According to Jeff, the vast majority of olive oils produced in California are from Spanish varieties. Frantoio is an old variety from northern Italy, and widely grown in Tuscany. It  has distinctive flavor characteristics, both pungent and peppery, and a velvety subtle green hue. During a visit, I was able to taste the newly pressed olive right off the mill — wow, what a flavor sensation.

Most olive oils are blended like a Bordeaux wine to achieve a smooth mouth feel and taste. The Martin’s decided to go with just one varietal, the Frantoio.  A couple of rows of Leccino and Pendolino trees were also planted for pollinating purposes.

Jeff calls the oil that I tasted “Olio Nouvo.” It is unfiltered, super fresh and is short-run bottled so supplies each year are extremely limited. Originally, the olives from Frantoio Grove were harvested and immediately transported to Livermore for processing. In 2016, a major equipment  investment, a Peralissi olive mill, now affords the Martin’s the opportunity to mill their hand-picked, organic olives within hours of harvest.

Olives are among the oldest known cultivated trees in the world, originating in the eastern Mediterranean a spreading from Syria, Iran and Israel to France, Greece, Italy, Spain and northern Africa.
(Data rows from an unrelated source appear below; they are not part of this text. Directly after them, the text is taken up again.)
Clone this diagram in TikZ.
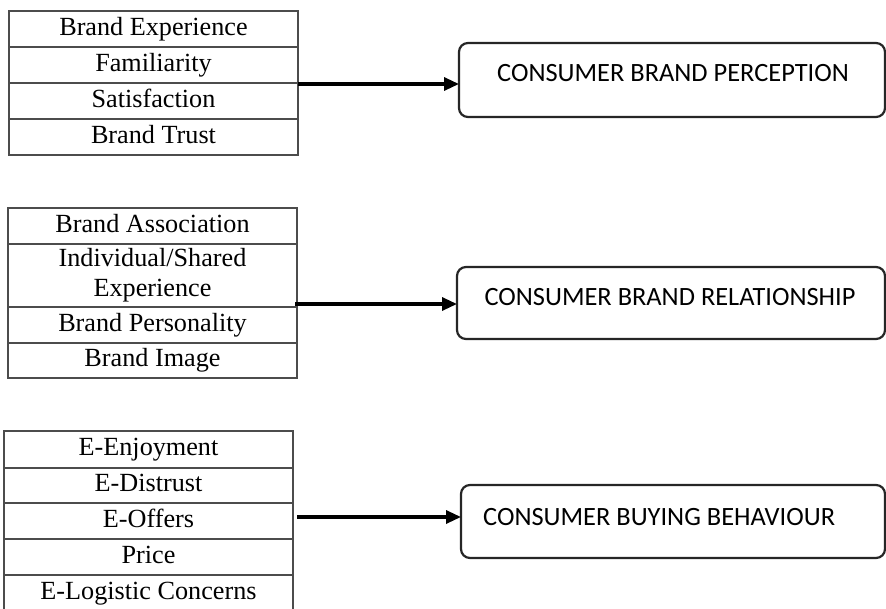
\documentclass[tikz,border=0pt]{standalone}
\usepackage{fontspec}
\setmainfont{Liberation Serif}
\newfontfamily\calibri{Carlito}
\usetikzlibrary{arrows.meta}
\begin{document}
\begin{tikzpicture}[x=1pt,y=-1pt,
 cellbase/.style={draw=black!70,line width=1.4pt,inner sep=0pt,outer sep=0pt,font=\fontsize{26.2}{30}\selectfont,align=center},
 cell/.style={cellbase,text height=17.5pt,text depth=5.5pt},
 cbox/.style={draw=black!85,line width=2.2pt,rounded corners=9pt,inner sep=0pt,outer sep=0pt,fill=white},
 ctext/.style={font=\calibri\fontsize{26.4}{30}\selectfont,inner sep=0pt},
 arr/.style={line width=3.2pt,-{Triangle[length=15pt,width=13pt]}}]
\useasboundingbox (0,0) rectangle (886,608);
% table 1
\node[cell,minimum width=289pt,minimum height=36pt] (t1a) at (153.5,29) {Brand Experience};
\node[cell,minimum width=289pt,minimum height=36pt] (t1b) at (153.5,65) {Familiarity};
\node[cell,minimum width=289pt,minimum height=36pt] (t1c) at (153.5,101) {Satisfaction};
\node[cell,minimum width=289pt,minimum height=36pt] (t1d) at (153.5,137) {Brand Trust};
% table 2
\node[cell,minimum width=289pt,minimum height=36pt] (t2a) at (152.5,226) {Brand Association};
\node[cellbase,minimum width=289pt,minimum height=63pt] (t2b) at (152.5,275.5) {Individual/Shared\\Experience};
\node[cell,minimum width=289pt,minimum height=36pt] (t2c) at (152.5,325) {Brand Personality};
\node[cell,minimum width=289pt,minimum height=35pt] (t2d) at (152.5,360.5) {Brand Image};
% table 3
\node[cell,minimum width=289pt,minimum height=37pt] (t3a) at (148.5,449.5) {E-Enjoyment};
\node[cell,minimum width=289pt,minimum height=35pt] (t3b) at (148.5,485.5) {E-Distrust};
\node[cell,minimum width=289pt,minimum height=36pt] (t3c) at (148.5,521) {E-Offers};
\node[cell,minimum width=289pt,minimum height=36pt] (t3d) at (148.5,557) {Price};
\node[cell,minimum width=289pt,minimum height=36pt] (t3e) at (148.5,593) {E-Logistic Concerns};
% boxes
\node[cbox,minimum width=426pt,minimum height=74pt] (b1) at (672,80) {};
\node[ctext] (l1) at (673,73) {CONSUMER BRAND PERCEPTION};
\node[cbox,minimum width=428pt,minimum height=72pt] (b2) at (671,303) {};
\node[ctext] (l2) at (670,297) {CONSUMER BRAND RELATIONSHIP};
\node[cbox,minimum width=424pt,minimum height=73pt] (b3) at (673,521.5) {};
\node[ctext,anchor=west] (l3) at (483,517) {CONSUMER BUYING BEHAVIOUR};
% arrows
\coordinate (a1) at (298,84);
\coordinate (a2) at (295,304);
\coordinate (a3) at (297,517);
\draw[arr] (a1) -- (a1 -| b1.west);
\draw[arr] (a2) -- (a2 -| b2.west);
\draw[arr] (a3) -- (a3 -| b3.west);
\end{tikzpicture}
\end{document}
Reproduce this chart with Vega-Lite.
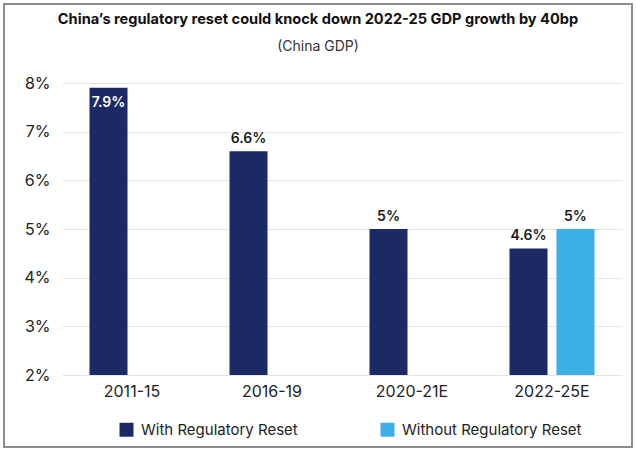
{
  "$schema": "https://vega.github.io/schema/vega-lite/v6.json",
  "width": 628,
  "height": 443,
  "autosize": {"type": "none"},
  "padding": {"left": 4, "top": 4, "right": 4, "bottom": 4},
  "background": "#ffffff",
  "config": {
    "view": {"stroke": "#8c8c8c", "strokeWidth": 2},
    "font": "Inter"
  },
  "title": {
    "text": "China’s regulatory reset could knock down 2022-25 GDP growth by 40bp",
    "subtitle": "(China GDP)",
    "anchor": "middle",
    "frame": "group",
    "offset": -50,
    "font": "Inter",
    "fontSize": 14.6,
    "fontWeight": "bold",
    "color": "#111111",
    "subtitleFont": "Inter",
    "subtitleFontSize": 14,
    "subtitleColor": "#333333",
    "subtitlePadding": 13
  },
  "data": {
    "values": [
      {"period": "2011-15", "series": "With Regulatory Reset", "value": 7.9, "label": "7.9%"},
      {"period": "2016-19", "series": "With Regulatory Reset", "value": 6.6, "label": "6.6%"},
      {"period": "2020-21E", "series": "With Regulatory Reset", "value": 5, "label": "5%"},
      {"period": "2022-25E", "series": "With Regulatory Reset", "value": 4.6, "label": "4.6%"},
      {"period": "2022-25E", "series": "Without Regulatory Reset", "value": 5, "label": "5%"}
    ]
  },
  "encoding": {
    "x": {
      "field": "period",
      "type": "nominal",
      "sort": ["2011-15", "2016-19", "2020-21E", "2022-25E"],
      "scale": {"range": [58, 618], "paddingInner": 0.393, "paddingOuter": 0.1965},
      "axis": {
        "title": null,
        "orient": "bottom",
        "offset": -72,
        "domain": false,
        "ticks": false,
        "grid": false,
        "labelAngle": 0,
        "labelFontSize": 16,
        "labelColor": "#222222",
        "labelPadding": 8
      }
    },
    "xOffset": {
      "field": "series",
      "type": "nominal",
      "sort": ["With Regulatory Reset", "Without Regulatory Reset"],
      "scale": {"paddingInner": 0.191, "paddingOuter": 0}
    },
    "y": {
      "field": "value",
      "type": "quantitative",
      "scale": {"domain": [2, 8], "range": [371, 79], "nice": false, "zero": false},
      "axis": {
        "title": null,
        "values": [2, 3, 4, 5, 6, 7, 8],
        "labelExpr": "datum.value + '%'",
        "offset": -58,
        "domain": false,
        "ticks": false,
        "gridColor": "#e6e6e6",
        "gridWidth": 1,
        "labelFontSize": 16,
        "labelColor": "#222222",
        "labelPadding": 12
      }
    }
  },
  "layer": [
    {
      "mark": {"type": "bar"},
      "encoding": {
        "y2": {"datum": 2},
        "color": {
          "field": "series",
          "type": "nominal",
          "sort": ["With Regulatory Reset", "Without Regulatory Reset"],
          "scale": {"domain": ["With Regulatory Reset", "Without Regulatory Reset"], "range": ["#1b2a64", "#3cb0e6"]},
          "legend": {
            "title": null,
            "orient": "none",
            "legendX": 115,
            "legendY": 418,
            "direction": "horizontal",
            "symbolType": "square",
            "symbolSize": 196,
            "symbolStrokeWidth": 0,
            "labelFontSize": 15,
            "labelColor": "#222222",
            "labelOffset": 7,
            "labelLimit": 0,
            "columnPadding": 82
          }
        }
      }
    },
    {
      "transform": [{"filter": "datum.value < 7.5"}],
      "mark": {"type": "text", "dy": -12, "fontSize": 14, "fontWeight": 600, "color": "#1a1a1a", "baseline": "middle"},
      "encoding": {"text": {"field": "label"}}
    },
    {
      "transform": [{"filter": "datum.value >= 7.5"}],
      "mark": {"type": "text", "dy": 15, "fontSize": 14, "fontWeight": 600, "color": "#ffffff", "baseline": "middle"},
      "encoding": {"text": {"field": "label"}}
    }
  ]
}
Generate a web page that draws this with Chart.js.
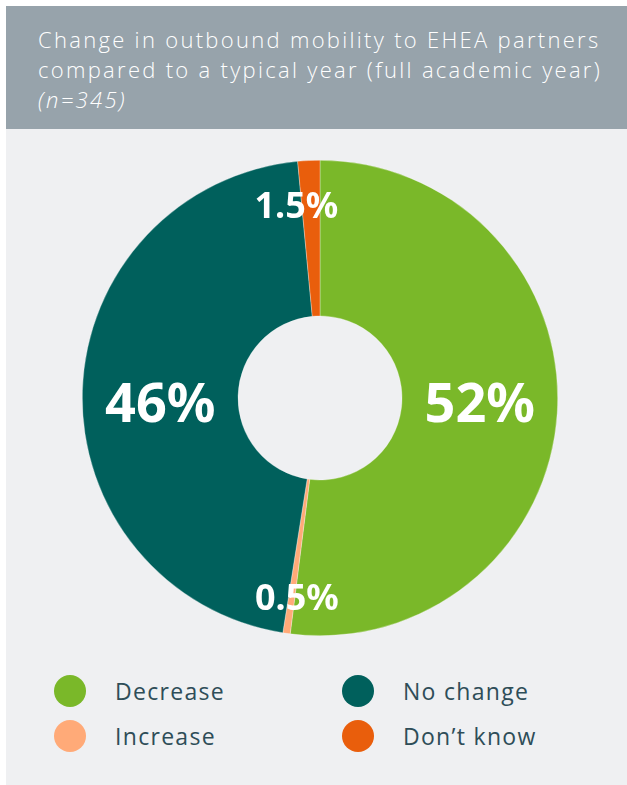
<!DOCTYPE html>
<html>
<head>
<meta charset="utf-8">
<script src="https://cdn.jsdelivr.net/npm/chart.js@4/dist/chart.umd.min.js"></script>
<style>
  html, body { margin: 0; padding: 0; background: #fff; }
  body { width: 627px; height: 785px; position: relative; overflow: hidden; font-family: "Open Sans", sans-serif; }
  #head { position: absolute; left: 6px; top: 6px; width: 621px; height: 123px; background: #97a3ab; }
  #title { position: absolute; left: 32px; top: 18px; color: #fff; font-size: 22px; font-weight: 300; line-height: 30px; letter-spacing: 2.3px; white-space: nowrap; }
  #panel { position: absolute; left: 6px; top: 129px; width: 621px; height: 656px; background: #eff0f2; }
  #wrap { position: absolute; left: 82px; top: 160px; width: 476px; height: 476px; }
  #legend { position: absolute; left: 54px; top: 675px; display: grid; grid-template-rows: 32px 32px; grid-template-columns: 288px 260px; grid-auto-flow: column; row-gap: 13px; }
  .item { display: flex; align-items: center; font-size: 23px; letter-spacing: 1.3px; color: #2e4d58; }
  .dot { width: 32px; height: 32px; border-radius: 50%; margin-right: 29px; }
</style>
</head>
<body>
<div id="head"><div id="title">Change in outbound mobility to EHEA partners<br>compared to a typical year (full academic year)<br><i>(n=345)</i></div></div>
<div id="panel"></div>
<div id="wrap"><canvas id="myChart"></canvas></div>
<div id="legend"></div>
<script>
const labels = ['Decrease', 'Increase', 'No change', 'Don\u2019t know'];
const values = [52, 0.5, 46, 1.5];
const valueLabels = ['52%', '0.5%', '46%', '1.5%'];
const colors = ['#7ab829', '#ffaa78', '#00605c', '#e95e0c'];

// legend
const legend = document.getElementById('legend');
for (let i = 0; i < labels.length; i++) {
  const it = document.createElement('div');
  it.className = 'item';
  it.innerHTML = '<span class="dot" style="background:' + colors[i] + '"></span>' + labels[i];
  legend.appendChild(it);
}

// where each value label sits: share of outer radius (null = middle of ring) + angle shift in degrees
const placing = [
  { r: null, shift: -1.6, size: 54 },
  { r: 0.845, shift: -1.5, size: 36 },
  { r: null, shift: -3.8, size: 54 },
  { r: 0.815, shift: -4.3, size: 36 }
];

const sliceLabels = {
  id: 'sliceLabels',
  afterDatasetsDraw(chart) {
    const ctx = chart.ctx;
    const meta = chart.getDatasetMeta(0);
    meta.data.forEach((arc, i) => {
      const p = placing[i];
      const mid = (arc.startAngle + arc.endAngle) / 2 + p.shift * Math.PI / 180;
      const rr = p.r === null ? (arc.innerRadius + arc.outerRadius) / 2 : arc.outerRadius * p.r;
      const x = arc.x + Math.cos(mid) * rr;
      const y = arc.y + Math.sin(mid) * rr;
      ctx.save();
      ctx.fillStyle = '#fff';
      ctx.font = 'bold ' + p.size + 'px "Noto Sans"';
      ctx.textAlign = 'center';
      ctx.textBaseline = 'alphabetic';
      ctx.fillText(valueLabels[i], x, y + p.size * 0.34);
      ctx.restore();
    });
  }
};

const data = {
  labels: labels,
  datasets: [{
    data: values,
    backgroundColor: colors,
    borderColor: 'rgba(255,255,255,0.5)',
    borderWidth: 0.6
  }]
};

const config = {
  type: 'doughnut',
  data: data,
  options: {
    responsive: true,
    maintainAspectRatio: false,
    animation: false,
    cutout: '34.5%',
    layout: { padding: 0 },
    plugins: { legend: { display: false }, tooltip: { enabled: false } }
  },
  plugins: [sliceLabels]
};
const myChart = new Chart(document.getElementById('myChart'), config);
</script>
</body>
</html>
As sturdy, long-lived trees, the orchard in the garden of Gethsemane may have olive trees dating from the time of Christ.

Olive oil production is an art form combined with high stakes gambling.  What varieties to grow, when to pick, cool weather may yield too much green fruit or hot temperatures accelerate ripening leaving a very short harvest window.

For the consumer, purchasing fresh olive oil with harvest dates between November and December is optimal. And unlike wine, aging olive oil is detrimental to quality. Both heat and light are the enemies of fresh olive oil. Do not buy large containers for storage as you should try to enjoy your olive oil with six to eight weeks after opening.

One of the questions to ask Jeff is his explanations of what the terms “extra virgin” and “first cold press” mean on olive oil labels. As I understand it, “extra virgin” is the highest grade of olive oil. The oil is milled with mechanical processes only, with no chemical treatments, and without excessive heat. We should also talk food pairing as there are huge differences among “extra virgin” olive oils in terms of delicacy, aroma, the anti-oxidant properties, and how to fry or sautee with olive oil.

We can all enjoy a taste of Italy when we visit Frantoio Grove. Both Rocca’s Market and LJB Farms sell Frantoio Grove olive oil if you are in the mood for a sneak preview! Keep on sauntering!